**YOUR GOAL**
Write the material out again in full, word for word. Do not include the pictures.

**DATASET CONTENT**

——

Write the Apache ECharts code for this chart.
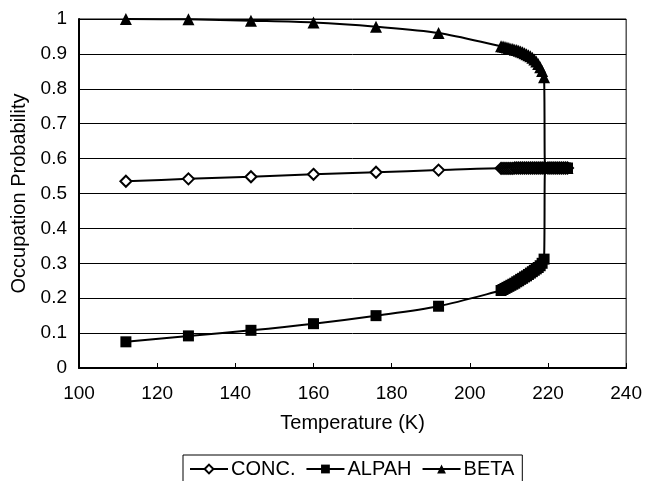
<!DOCTYPE html>
<html>
<head>
<meta charset="utf-8">
<script src="https://cdn.jsdelivr.net/npm/echarts@6/dist/echarts.min.js"></script>
<style>
html,body{margin:0;padding:0;background:#fff;}
#chart{width:645px;height:481px;}
</style>
</head>
<body>
<div id="chart"></div>
<script>
// Temperatures (K)
const temps = [112,128,144,160,176,192,208,
  208.5,209,209.5,210,210.5,211,211.5,212,212.5,213,213.5,214,214.5,215,215.5,216,216.5,217,217.5,218,218.5,219,
  219.3,220,220.5,221,221.5,222,222.5,223,223.5,224,224.5,225];
const conc  = [0.535,0.542,0.548,0.555,0.561,0.567,0.572,
  0.572,0.572,0.572,0.572,0.572,0.572,0.573,0.573,0.573,0.573,0.573,0.573,0.573,0.573,0.573,0.573,0.573,0.573,0.573,0.573,0.573,0.573,
  0.573,0.573,0.573,0.573,0.573,0.573,0.573,0.573,0.573,0.573,0.573,0.573];
const alpha = [0.075,0.092,0.108,0.127,0.150,0.177,0.222,
  0.225,0.228,0.231,0.234,0.237,0.240,0.243,0.247,0.250,0.254,0.257,0.261,0.264,0.268,0.272,0.276,0.280,0.284,0.288,0.293,0.300,0.312,
  0.573,0.573,0.573,0.573,0.573,0.573,0.573,0.573,0.573,0.573,0.573,0.573];
const beta  = [1.000,0.999,0.995,0.990,0.978,0.960,0.922,
  0.921,0.920,0.918,0.917,0.915,0.914,0.912,0.911,0.909,0.907,0.905,0.902,0.899,0.896,0.893,0.889,0.884,0.878,0.871,0.862,0.851,0.833,
  0.573,0.573,0.573,0.573,0.573,0.573,0.573,0.573,0.573,0.573,0.573,0.573];
const seriesNames = ['CONC.','ALPAH','BETA'];

const FONT = 'Liberation Sans';
const pairs = arr => temps.map((t,i)=>[t,arr[i]]);

const chart = echarts.init(document.getElementById('chart'), null, {renderer:'canvas'});
chart.setOption({
  animation:false,
  backgroundColor:'#fff',
  textStyle:{fontFamily:FONT,color:'#000'},
  grid:{left:79,right:18,top:19,bottom:113,show:true,borderColor:'#000',borderWidth:1,backgroundColor:'transparent'},
  xAxis:{
    type:'value',min:100,max:240,interval:20,
    name:'Temperature (K)',nameLocation:'middle',nameGap:45,
    nameTextStyle:{fontFamily:FONT,fontSize:20,color:'#000'},
    axisLine:{show:true,lineStyle:{color:'#000',width:2}},
    axisTick:{show:true,inside:true,length:5,lineStyle:{color:'#000'}},
    axisLabel:{fontFamily:FONT,fontSize:19,color:'#000',margin:16},
    splitLine:{show:false}
  },
  yAxis:{
    type:'value',min:0,max:1,interval:0.1,
    name:'Occupation Probability',nameLocation:'middle',nameGap:49,nameRotate:90,
    nameTextStyle:{fontFamily:FONT,fontSize:20,color:'#000'},
    axisLine:{show:true,lineStyle:{color:'#000',width:2}},
    axisTick:{show:false},
    axisLabel:{fontFamily:FONT,fontSize:19,color:'#000',margin:12,
      formatter:v=>{const r=Math.round(v*10)/10;return String(r);}},
    splitLine:{show:true,lineStyle:{color:'#000',width:1}}
  },
  legend:{
    data:seriesNames,left:183,top:455,
    borderColor:'#000',borderWidth:1,padding:[4,8,8,6],
    itemGap:10,itemWidth:38,itemHeight:11,
    textStyle:{fontFamily:FONT,fontSize:20,color:'#000',padding:[0,0,0,-2]}
  },
  series:[
    {name:'CONC.',type:'line',data:pairs(conc),smooth:0.3,
     symbol:'diamond',symbolSize:11,showAllSymbol:true,
     itemStyle:{color:'#fff',borderColor:'#000',borderWidth:2},
     lineStyle:{color:'#000',width:2},z:3},
    {name:'ALPAH',type:'line',data:pairs(alpha),smooth:0.3,
     symbol:'rect',symbolSize:11,showAllSymbol:true,
     itemStyle:{color:'#000',borderColor:'#000',borderWidth:0},
     lineStyle:{color:'#000',width:2},z:4},
    {name:'BETA',type:'line',data:pairs(beta),smooth:0.3,
     symbol:'triangle',symbolSize:12,showAllSymbol:true,
     itemStyle:{color:'#000',borderColor:'#000',borderWidth:0},
     lineStyle:{color:'#000',width:2},z:2}
  ]
});
</script>
</body>
</html>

——

**TASK ANSWER**
Write the Apache ECharts code for this chart.
<!DOCTYPE html>
<html>
<head>
<meta charset="utf-8">
<script src="https://cdn.jsdelivr.net/npm/echarts@6/dist/echarts.min.js"></script>
<style>
html,body{margin:0;padding:0;background:#fff;}
#chart{width:645px;height:481px;}
</style>
</head>
<body>
<div id="chart"></div>
<script>
// Temperatures (K)
const temps = [112,128,144,160,176,192,208,
  208.5,209,209.5,210,210.5,211,211.5,212,212.5,213,213.5,214,214.5,215,215.5,216,216.5,217,217.5,218,218.5,219,
  219.3,220,220.5,221,221.5,222,222.5,223,223.5,224,224.5,225];
const conc  = [0.535,0.542,0.548,0.555,0.561,0.567,0.572,
  0.572,0.572,0.572,0.572,0.572,0.572,0.573,0.573,0.573,0.573,0.573,0.573,0.573,0.573,0.573,0.573,0.573,0.573,0.573,0.573,0.573,0.573,
  0.573,0.573,0.573,0.573,0.573,0.573,0.573,0.573,0.573,0.573,0.573,0.573];
const alpha = [0.075,0.092,0.108,0.127,0.150,0.177,0.222,
  0.225,0.228,0.231,0.234,0.237,0.240,0.243,0.247,0.250,0.254,0.257,0.261,0.264,0.268,0.272,0.276,0.280,0.284,0.288,0.293,0.300,0.312,
  0.573,0.573,0.573,0.573,0.573,0.573,0.573,0.573,0.573,0.573,0.573,0.573];
const beta  = [1.000,0.999,0.995,0.990,0.978,0.960,0.922,
  0.921,0.920,0.918,0.917,0.915,0.914,0.912,0.911,0.909,0.907,0.905,0.902,0.899,0.896,0.893,0.889,0.884,0.878,0.871,0.862,0.851,0.833,
  0.573,0.573,0.573,0.573,0.573,0.573,0.573,0.573,0.573,0.573,0.573,0.573];
const seriesNames = ['CONC.','ALPAH','BETA'];

const FONT = 'Liberation Sans';
const pairs = arr => temps.map((t,i)=>[t,arr[i]]);

const chart = echarts.init(document.getElementById('chart'), null, {renderer:'canvas'});
chart.setOption({
  animation:false,
  backgroundColor:'#fff',
  textStyle:{fontFamily:FONT,color:'#000'},
  grid:{left:79,right:18,top:19,bottom:113,show:true,borderColor:'#000',borderWidth:1,backgroundColor:'transparent'},
  xAxis:{
    type:'value',min:100,max:240,interval:20,
    name:'Temperature (K)',nameLocation:'middle',nameGap:45,
    nameTextStyle:{fontFamily:FONT,fontSize:20,color:'#000'},
    axisLine:{show:true,lineStyle:{color:'#000',width:2}},
    axisTick:{show:true,inside:true,length:5,lineStyle:{color:'#000'}},
    axisLabel:{fontFamily:FONT,fontSize:19,color:'#000',margin:16},
    splitLine:{show:false}
  },
  yAxis:{
    type:'value',min:0,max:1,interval:0.1,
    name:'Occupation Probability',nameLocation:'middle',nameGap:49,nameRotate:90,
    nameTextStyle:{fontFamily:FONT,fontSize:20,color:'#000'},
    axisLine:{show:true,lineStyle:{color:'#000',width:2}},
    axisTick:{show:false},
    axisLabel:{fontFamily:FONT,fontSize:19,color:'#000',margin:12,
      formatter:v=>{const r=Math.round(v*10)/10;return String(r);}},
    splitLine:{show:true,lineStyle:{color:'#000',width:1}}
  },
  legend:{
    data:seriesNames,left:183,top:455,
    borderColor:'#000',borderWidth:1,padding:[4,8,8,6],
    itemGap:10,itemWidth:38,itemHeight:11,
    textStyle:{fontFamily:FONT,fontSize:20,color:'#000',padding:[0,0,0,-2]}
  },
  series:[
    {name:'CONC.',type:'line',data:pairs(conc),smooth:0.3,
     symbol:'diamond',symbolSize:11,showAllSymbol:true,
     itemStyle:{color:'#fff',borderColor:'#000',borderWidth:2},
     lineStyle:{color:'#000',width:2},z:3},
    {name:'ALPAH',type:'line',data:pairs(alpha),smooth:0.3,
     symbol:'rect',symbolSize:11,showAllSymbol:true,
     itemStyle:{color:'#000',borderColor:'#000',borderWidth:0},
     lineStyle:{color:'#000',width:2},z:4},
    {name:'BETA',type:'line',data:pairs(beta),smooth:0.3,
     symbol:'triangle',symbolSize:12,showAllSymbol:true,
     itemStyle:{color:'#000',borderColor:'#000',borderWidth:0},
     lineStyle:{color:'#000',width:2},z:2}
  ]
});
</script>
</body>
</html>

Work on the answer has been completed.